Doing “Clean” with Documenting and Rain

Nicole Land thinking with Alicja Frankowski, Andrea Thomas, Selena Ha, and Maria Wysocki

We are curious to think with how we move with documenting – how do we keep our pedagogical documentation in motion, as a process entangled with our everyday movements with the playground? We printed and laminated some images of the children jumping with the logs. As we brought the laminated images into the sand, there were a few children who became concerned with keeping the documentation “clean”. They seemed interested in preserving the documentation as intact images, uncovered by sand or by a presumed, predictable idea of what the sand might do to the images. This makes me very curious to think more about the relations with documenting that we hold and participate in: in the name of what do we want to “preserve” documentation? What inheritances and existing conditions in the field invite relations with documenting concerned with preserving or keeping documenting intact? How? Why? What relations with documenting might we be interested in cultivating? What ways of being with documenting align with our pedagogical commitments? 

Extending on this idea of keeping documentation “clean”, I want to be curious how “cleanliness” happens and matters. On this particular morning, there were many moments that refused taken-for-granted ideas of cleanliness but also that make me want to think carefully about our relations with sand and rain and what these materials do beyond dirtying or soaking (which we might, in a status-quo way, understand sand’s dirtying and rain’s soaking as not “clean” or orderly or controlled things). As the documentation travelled into the sand, some pieces became covered in sand, and there was a moment of a few children trying to “clean” the documentation off using other documentation. The damp sand clung to the laminated surface of the documentation differently than it might have to only a paper, and refused to brush off easily – the wet lamination, which in some sense “protects” the documentation, also held on to wet sand pieces, refusing to maintain a sort of “cleanliness” of the documentation, even when children tried to use sheets of documentation to brush off the documentation buried in the sand. Here’s a gif that lingers with this moment:

This makes me want to think how we might understand this moment within a question of the relations we create with documentation: why does it matter that there was a push to “clean” the documentation? And, even more interestingly, what happens when we think of what happens with sand and documentation by attending to what sand and laminated images do together: how does the refusal of sand to clean nicely off the documentation materially, physically, intervene in our inherited relations with documentation that make us want to preserve and showcase intact, perfect documentation? I think it is fascinating to pay careful attention to how sand resolutely refuses to follow children’s intentions to clean the documentation – why does this matter? How does this call us to reimagine our existing practices of documenting with sand and images in the sand area (and with rain on drizzly days)?

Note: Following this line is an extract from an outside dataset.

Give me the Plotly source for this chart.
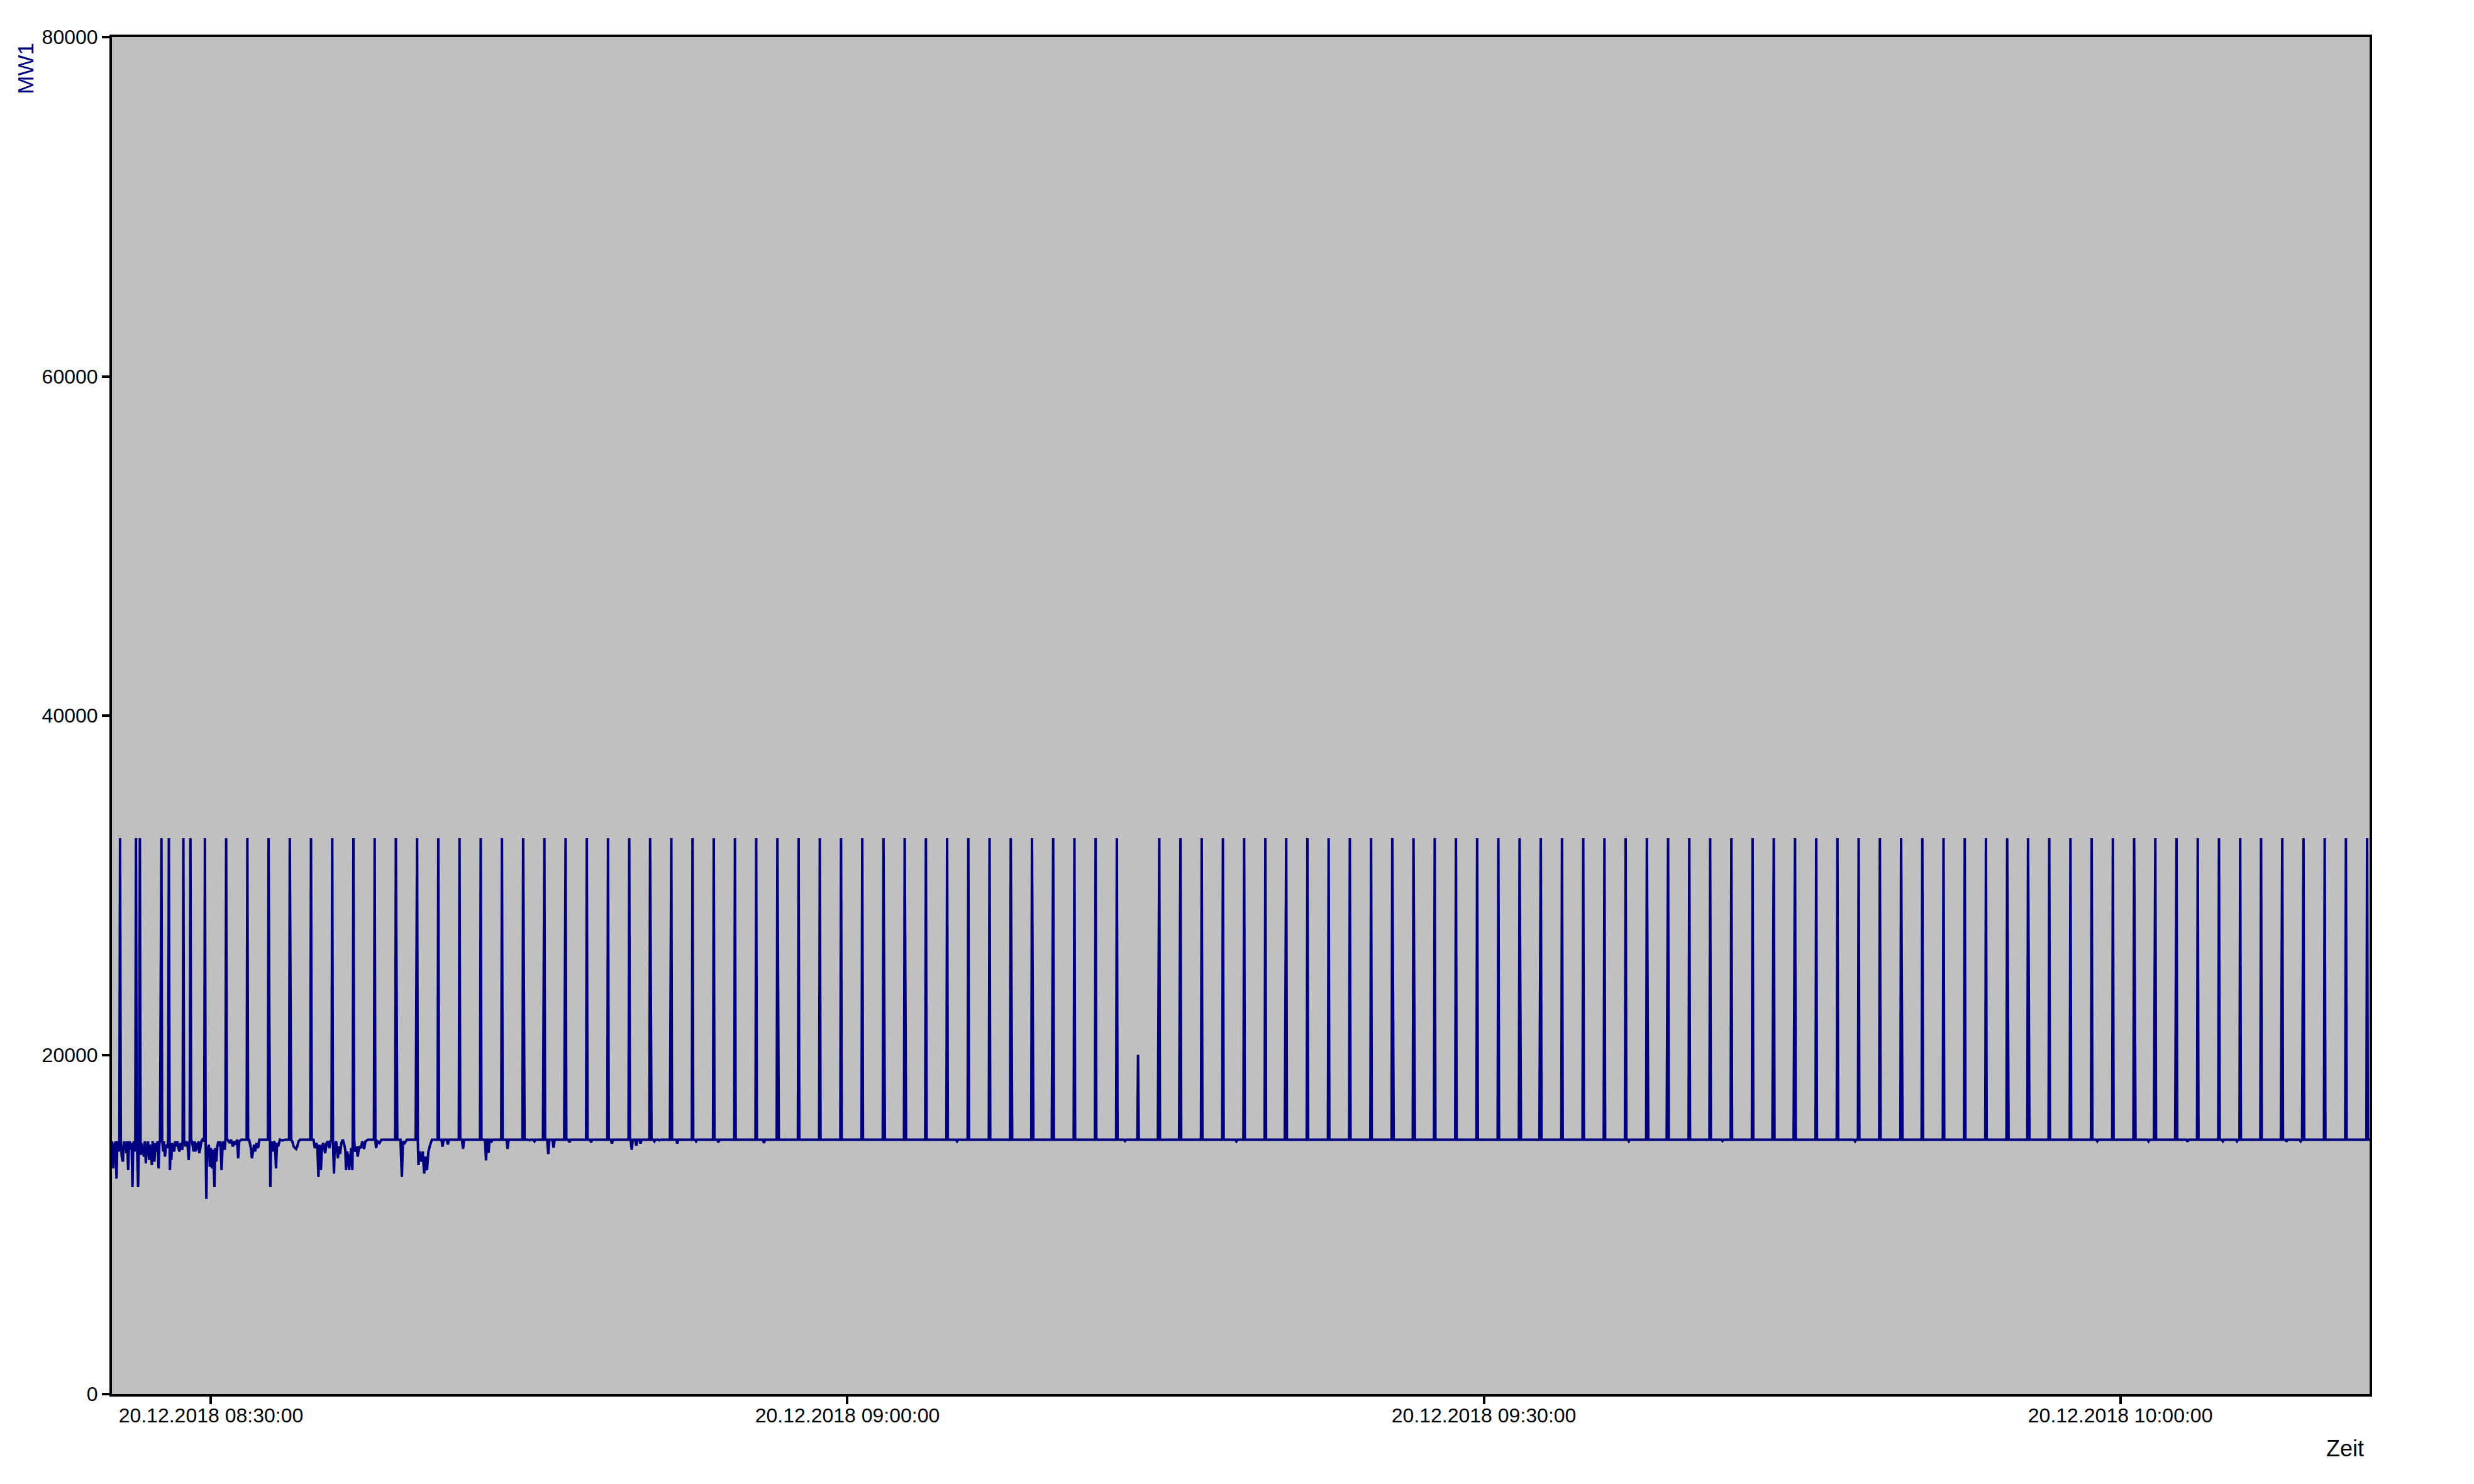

I want to suggest that this idea of “clean” and moving entangled too with other moments in the morning. When we were exploring chalk on bodies and drawing with chalk on faces earlier in the morning, we were thinking with how chalk highlights the imperfections and nicks on our skin, and how sand travels from our oily palm skin onto the ground and fabric in messy, powdery ways. Chalk refuses to be clean (orderly, predictable, contained) in how it moves. Cleanliness (as practices toward order and containment) then returned differently, I think, as the rain picked up. Bare feet and socks and jackets and hair got really, really wet, especially as children gathered under the area of the tarp that collected and dripped rain water in a super interesting heavy stream. I want to be curious here how we can think of rain as intervening in ideas of cleanliness – how do wet barefeet and drenched jackets unsettle how and why we want to maintain “cleanliness”? How do moments like these make visible what it is we might ignore or shut down sometimes in the name of preserving clean, and are these practices that we want to stand behind (and why)? Cleanliness also mattered with sand as the rain picked back, as children noticed how the collected pockets of rain by the stairs and under the tarp could be used to “clean” the sand off their feet. This gets even more tangled and complex, as there’s this unruly (monstrous, maybe) rain and uncontainable, un-cleanable sand that come together with barefeet (a practice that we might consider to not be “clean”, where clean means a particular way of keeping bodies tidy and separate from messy materials) to really, really complexify what we mean and do we when we talk about “clean” – messy rain and messy sand (the same sand that messes with keeping documentation clean) come together to create conditions to make less-sandy but still messy feet. There’s almost this layering of messy in this ongoing refusal of seeking purity or containment. I want to suggest that clean and messy become questions of relations and practices: how do we come to understand what it means to be clean or dirty in any one movement/moment? With what intentions do we seek cleanliness? Or messiness? What happens when materials or weather interfere in our taken-for-granted relations with cleanliness and documenting and moving? How do we respond? Why?